In a release, the Wolmer’s Old Boys Association (WOBA) and Wolmer’s Old Girls Association (WOGA) 290th Committee said a host of events are slated to take place this month in recognition of the institution’s Founder’s Day on May 21.
Among those events are a party on Saturday, May 18, at Club Overtime, located inside the National Housing Trust parking lot in New Kingston, where celebrations will take place alongside the WOBA’s overseas chapters. On Sunday, May 19, at 8 a.m., a service will take place at the Kingston Parish Church, and on Founder’s Day, a special assembly will take place among all schools in the group to mark the milestone.
Come October 26, the WOBA’s annual banquet will get under way at The Jamaica Pegasus hotel in New Kingston, where eight prestigious Wolmerians or contributors who have significantly impacted the history and legacy of the institution will be recognised.
A brief history of Wolmer’s
l On May 19, 1729, John Wolmer made his last will and testament, in which he left the bulk of his estate for the foundation of a free school in whichever parish he died.
The parish happened to be Kingston, where he died on June 29, 1729.
The sum of this legacy was £2,360.
l The Wolmer’s Trust was officially established in 1736; after some delays with the passing of the law, to effect John Wolmer’s will, between the Council and House of Assembly.
The school initially began with only boys being enrolled.

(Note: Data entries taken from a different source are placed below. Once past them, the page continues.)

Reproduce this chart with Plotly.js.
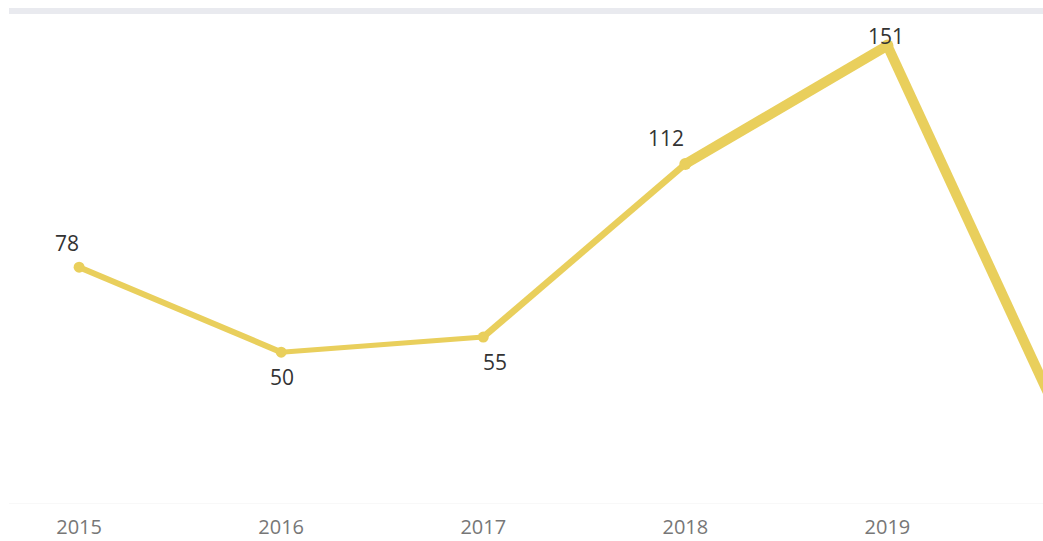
<!DOCTYPE html>
<html>
<head>
<meta charset="utf-8">
<script src="https://cdn.plot.ly/plotly-3.0.1.min.js"></script>
<style>html,body{margin:0;padding:0;background:#fff;}#chart{width:1043px;height:541px;}</style>
</head>
<body>
<div id="chart"></div>
<script>
// ---- data ----
var years = ['2015', '2016', '2017', '2018', '2019', '2020'];
var values = [78, 50, 55, 112, 151, 7];
var labelTexts = ['78', '50', '55', '112', '151'];

// ---- styling ----
var lineColor = '#E9CF5C';
var segWidths = [6, 5, 6.5, 10, 10];
var labelShift = [[-12, 24], [1, -25], [12, -25], [-19, 26], [-1, 10]];

var traces = [];
for (var i = 0; i < years.length - 1; i++) {
  traces.push({
    type: 'scatter', mode: 'lines',
    x: [years[i], years[i + 1]], y: [values[i], values[i + 1]],
    line: {color: lineColor, width: segWidths[i]},
    hoverinfo: 'skip', showlegend: false
  });
}
traces.push({
  type: 'scatter', mode: 'markers',
  x: years.slice(0, 5), y: values.slice(0, 5),
  marker: {color: lineColor, size: [11, 11, 11, 12, 12], opacity: 1, line: {width: 0}},
  showlegend: false
});

var annotations = labelTexts.map(function (t, i) {
  return {
    xref: 'x', yref: 'y',
    x: i, y: values[i], text: t, showarrow: false,
    xanchor: 'center', yanchor: 'middle',
    xshift: labelShift[i][0], yshift: labelShift[i][1],
    font: {family: 'Open Sans', size: 21, color: '#333333'}
  };
});

var layout = {
  width: 1043, height: 541,
  margin: {l: 9, r: 0, t: 11, b: 37},
  paper_bgcolor: '#ffffff', plot_bgcolor: '#ffffff',
  showlegend: false,
  xaxis: {
    type: 'category', range: [-0.347, 4.77],
    showgrid: false, zeroline: false, showline: false, ticks: '',
    tickfont: {family: 'Open Sans', size: 20, color: '#777777'},
    ticklabelstandoff: 9
  },
  yaxis: {
    range: [0, 162.4], showgrid: false, zeroline: false, showline: false,
    showticklabels: false, ticks: ''
  },
  shapes: [
    {type: 'line', xref: 'paper', yref: 'paper', x0: 0, x1: 1, y0: 1, y1: 1,
     line: {color: '#E9EAEF', width: 6}, layer: 'below'},
    {type: 'line', xref: 'paper', yref: 'y', x0: 0, x1: 1, y0: 0, y1: 0,
     line: {color: '#F0F0F0', width: 1}, layer: 'below'}
  ],
  annotations: annotations
};

Plotly.newPlot('chart', traces, layout, {displayModeBar: false});
</script>
</body>
</html>
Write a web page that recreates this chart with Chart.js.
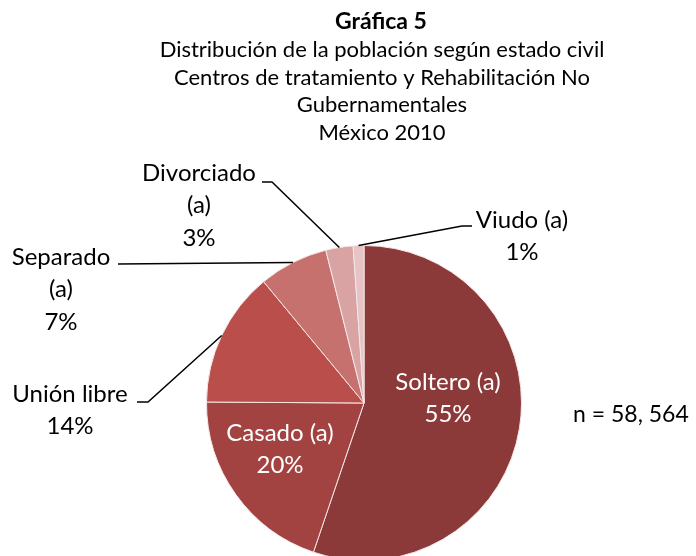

However, towards the end of the 18th century, 1782, Wolmer’s began to enrol girls.
l The Wolmer’s school was originally situated on Church Street in downtown Kingston, until the earthquake of 1907 which resulted in an relocation to its current site – north of what is now the National Heroes Park (formerly Kingston Race Course). The original location is still known as the Wolmer’s Yard and now serves as a parking lot and vendors’ arcade beside the Kingston Parish Church.
l The schools were separated in 1896 and independent heads appointed for the boys’ and girls’ schools. The prep school was established in 1941 at the urging of then headmistress for the girls’ school, Evelyn Skempton, to matriculate graduates into the high school. It opened its doors with six little girls in the area which now houses the canteen and art room.
l Since 1904, the Wolmer’s Schools have educated 23 Rhodes Scholars, the most for any school in the Caribbean.
Just a few noted Wolmerians
l Past Governor General Sir Florizel Glasspole
l Edward Seaga, fifth prime minister (1980-1989) and former leader of the Jamaica Labour Party.
l Daisy Chambers, the first woman to practise law in Jamaica after the passing of the Sex Discrimination Act. She was admitted on March 17, 1948, as Jamaica’s first woman solicitor, to the highest court in Jamaica.
l Shelly-Ann Fraser-Pryce, Olympic champion sprinter.
l Lt General Rocky Meade, chief of defence staff, who has now attained a rank never before conferred by the Jamaica Defence Force.